Dallas, Texas 10/10/2013 (Financialstrend) – The stock of $13.45 billion market cap Brazilian steel and iron manufacturer Gerdau SA (ADR) (NYSE:GGB) has managed to rise by 1.28% on October 9. This is in spite of not so great performance from its United States entity. In the past 30 days the stock has rallied up by close to 4.63%. This build up in momentum was carried forward in last week’s trading when the stock gained by close to 3%.
This market resurgence is fuelled by the pickup in demand for steel from Brazil based auto manufactures in tandem with their aero industry. The quantity demand has also coincided with a decent build up in price of steel leading to a healthy performance for the Brazilian arm of Gerdau.
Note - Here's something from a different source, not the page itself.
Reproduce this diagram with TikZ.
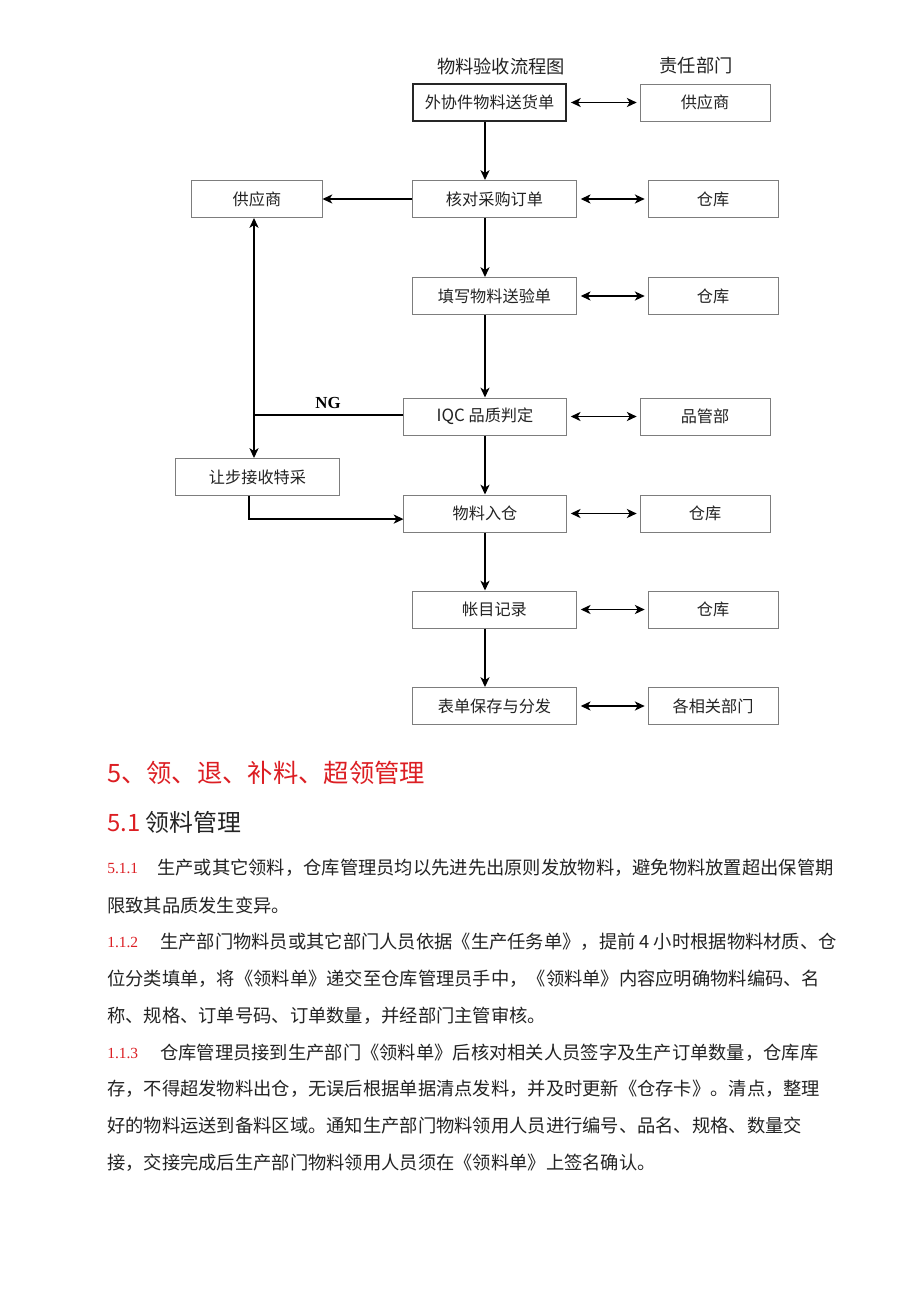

Gerdau runs the fourth-largest steel manufacturing operations within United States. It has a annual production capacity of close to 11 million tons. The relative weakness in demand for steel in United States is likely to be the reason behind the company’s moderate forecast for the next calendar year.
As of close of business on October 9, the stock of this steel manufacturer was trading at $7.91 per share which is up 1.28% from its previous day close. At current valuations, the stock is trading 18% below its 52 week high valuations and is up 50% from its 52 week low pricing bench mark.
Over the past 12 months trailing period, the steel firm has managed to post sales of $17.1 billion which has resulted in income of $487 million over the same period. Compared to other steel makers the Brazilian firm’s dividend payout plan is conservative. In the past 12 months, total of $0.04 dividend is paid out translating to a 0.51% per share. The stock has total shares outstanding of 41.7 billion.